▼
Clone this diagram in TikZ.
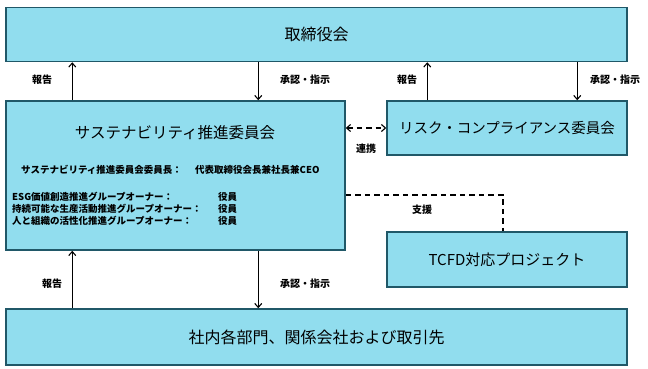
\documentclass[tikz,border=0pt]{standalone}
\usepackage{fontspec}
\setmainfont{Noto Sans CJK JP}
\usetikzlibrary{positioning,arrows.meta}
\definecolor{boxfill}{RGB}{145,221,238}
\definecolor{boxline}{RGB}{32,88,104}

\begin{document}
\begin{tikzpicture}[x=1pt, y=-1pt,
  box/.style={draw=boxline, fill=boxfill, line width=1.5pt, inner sep=0pt},
  lbl/.style={font=\fontsize{10}{12}\selectfont\bfseries, inner sep=0pt},
  member/.style={font=\fontsize{9.5}{11}\selectfont\bfseries, inner sep=0pt, anchor=west},
  flow/.style={-{Straight Barb[length=4pt,width=7pt]}, line width=1.1pt},
  link/.style={line width=1.1pt, dash pattern=on 5.5pt off 4pt}]
\useasboundingbox[fill=white] (0,0) rectangle (648,369);

\node[box, minimum width=621pt, minimum height=54pt, font=\fontsize{16}{19}\selectfont] (board) at (316.5,34.5) {取締役会};
\node[box, minimum width=339pt, minimum height=149pt] (sus) at (175.5,175.5) {};
\node[box, minimum width=240pt, minimum height=54pt, font=\fontsize{14.5}{17}\selectfont] (risk) at (507,128) {リスク・コンプライアンス委員会};
\node[box, minimum width=240pt, minimum height=55pt, font=\fontsize{15}{18}\selectfont] (tcfd) at (507,259.5) {TCFD対応プロジェクト};
\node[box, minimum width=621pt, minimum height=56pt, font=\fontsize{16}{19}\selectfont] (dept) at (316.5,337) {社内各部門、関係会社および取引先};

% inside the sustainability committee
\node[font=\fontsize{15.5}{18}\selectfont] (sustitle) at (175,133) {サステナビリティ推進委員会};
\node[member] (chair) at (21,170) {サステナビリティ推進委員会委員長：};
\node[member] (chairname) at (195,170) {代表取締役会長兼社長兼CEO};
\node[member] (esg) at (12,197) {ESG価値創造推進グループオーナー：};
\node[member] (prod) at (12,209) {持続可能な生産活動推進グループオーナー：};
\node[member] (people) at (12,221) {人と組織の活性化推進グループオーナー：};
\node[member] (esgrole) at (218,197) {役員};
\node[member] (prodrole) at (218,209) {役員};
\node[member] (peoplerole) at (218,221) {役員};

% report / approval arrows
\draw[flow] ([xshift=67pt]sus.north west) -- ([xshift=67pt]sus.north west |- board.south);
\draw[flow] ([xshift=253pt]board.south west) -- ([xshift=253pt]board.south west |- sus.north);
\draw[flow] ([xshift=41pt]risk.north west) -- ([xshift=41pt]risk.north west |- board.south);
\draw[flow] ([xshift=191pt]risk.north west |- board.south) -- ([xshift=191pt]risk.north west);
\draw[flow] ([xshift=67pt]dept.north west) -- ([xshift=67pt]dept.north west |- sus.south);
\draw[flow] ([xshift=253pt]sus.south west) -- ([xshift=253pt]sus.south west |- dept.north);

\node[lbl] (rep1) at (42,80) {報告};
\node[lbl] (app1) at (305,80) {承認・指示};
\node[lbl] (rep2) at (407,80) {報告};
\node[lbl] (app2) at (615,80) {承認・指示};
\node[lbl] (rep3) at (52,284) {報告};
\node[lbl] (app3) at (305,284) {承認・指示};

% dashed links
\draw[link, {Straight Barb[length=4pt,width=7pt]}-{Straight Barb[length=4pt,width=7pt]}] (sus.east |- risk.west) -- (risk.west);
\node[lbl] (coop) at (366,149) {連携};
\draw[link] ([yshift=-19.5pt]sus.east) -| ([xshift=-4pt]tcfd.north);
\node[lbl] (support) at (422,210) {支援};
\end{tikzpicture}
\end{document}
▲
• Task to carry out:
Set the pictures aside and transcribe the data above exactly.

• The response:
Clone this diagram in TikZ.
\documentclass[tikz,border=0pt]{standalone}
\usepackage{fontspec}
\setmainfont{Noto Sans CJK JP}
\usetikzlibrary{positioning,arrows.meta}
\definecolor{boxfill}{RGB}{145,221,238}
\definecolor{boxline}{RGB}{32,88,104}

\begin{document}
\begin{tikzpicture}[x=1pt, y=-1pt,
  box/.style={draw=boxline, fill=boxfill, line width=1.5pt, inner sep=0pt},
  lbl/.style={font=\fontsize{10}{12}\selectfont\bfseries, inner sep=0pt},
  member/.style={font=\fontsize{9.5}{11}\selectfont\bfseries, inner sep=0pt, anchor=west},
  flow/.style={-{Straight Barb[length=4pt,width=7pt]}, line width=1.1pt},
  link/.style={line width=1.1pt, dash pattern=on 5.5pt off 4pt}]
\useasboundingbox[fill=white] (0,0) rectangle (648,369);

\node[box, minimum width=621pt, minimum height=54pt, font=\fontsize{16}{19}\selectfont] (board) at (316.5,34.5) {取締役会};
\node[box, minimum width=339pt, minimum height=149pt] (sus) at (175.5,175.5) {};
\node[box, minimum width=240pt, minimum height=54pt, font=\fontsize{14.5}{17}\selectfont] (risk) at (507,128) {リスク・コンプライアンス委員会};
\node[box, minimum width=240pt, minimum height=55pt, font=\fontsize{15}{18}\selectfont] (tcfd) at (507,259.5) {TCFD対応プロジェクト};
\node[box, minimum width=621pt, minimum height=56pt, font=\fontsize{16}{19}\selectfont] (dept) at (316.5,337) {社内各部門、関係会社および取引先};

% inside the sustainability committee
\node[font=\fontsize{15.5}{18}\selectfont] (sustitle) at (175,133) {サステナビリティ推進委員会};
\node[member] (chair) at (21,170) {サステナビリティ推進委員会委員長：};
\node[member] (chairname) at (195,170) {代表取締役会長兼社長兼CEO};
\node[member] (esg) at (12,197) {ESG価値創造推進グループオーナー：};
\node[member] (prod) at (12,209) {持続可能な生産活動推進グループオーナー：};
\node[member] (people) at (12,221) {人と組織の活性化推進グループオーナー：};
\node[member] (esgrole) at (218,197) {役員};
\node[member] (prodrole) at (218,209) {役員};
\node[member] (peoplerole) at (218,221) {役員};

% report / approval arrows
\draw[flow] ([xshift=67pt]sus.north west) -- ([xshift=67pt]sus.north west |- board.south);
\draw[flow] ([xshift=253pt]board.south west) -- ([xshift=253pt]board.south west |- sus.north);
\draw[flow] ([xshift=41pt]risk.north west) -- ([xshift=41pt]risk.north west |- board.south);
\draw[flow] ([xshift=191pt]risk.north west |- board.south) -- ([xshift=191pt]risk.north west);
\draw[flow] ([xshift=67pt]dept.north west) -- ([xshift=67pt]dept.north west |- sus.south);
\draw[flow] ([xshift=253pt]sus.south west) -- ([xshift=253pt]sus.south west |- dept.north);

\node[lbl] (rep1) at (42,80) {報告};
\node[lbl] (app1) at (305,80) {承認・指示};
\node[lbl] (rep2) at (407,80) {報告};
\node[lbl] (app2) at (615,80) {承認・指示};
\node[lbl] (rep3) at (52,284) {報告};
\node[lbl] (app3) at (305,284) {承認・指示};

% dashed links
\draw[link, {Straight Barb[length=4pt,width=7pt]}-{Straight Barb[length=4pt,width=7pt]}] (sus.east |- risk.west) -- (risk.west);
\node[lbl] (coop) at (366,149) {連携};
\draw[link] ([yshift=-19.5pt]sus.east) -| ([xshift=-4pt]tcfd.north);
\node[lbl] (support) at (422,210) {支援};
\end{tikzpicture}
\end{document}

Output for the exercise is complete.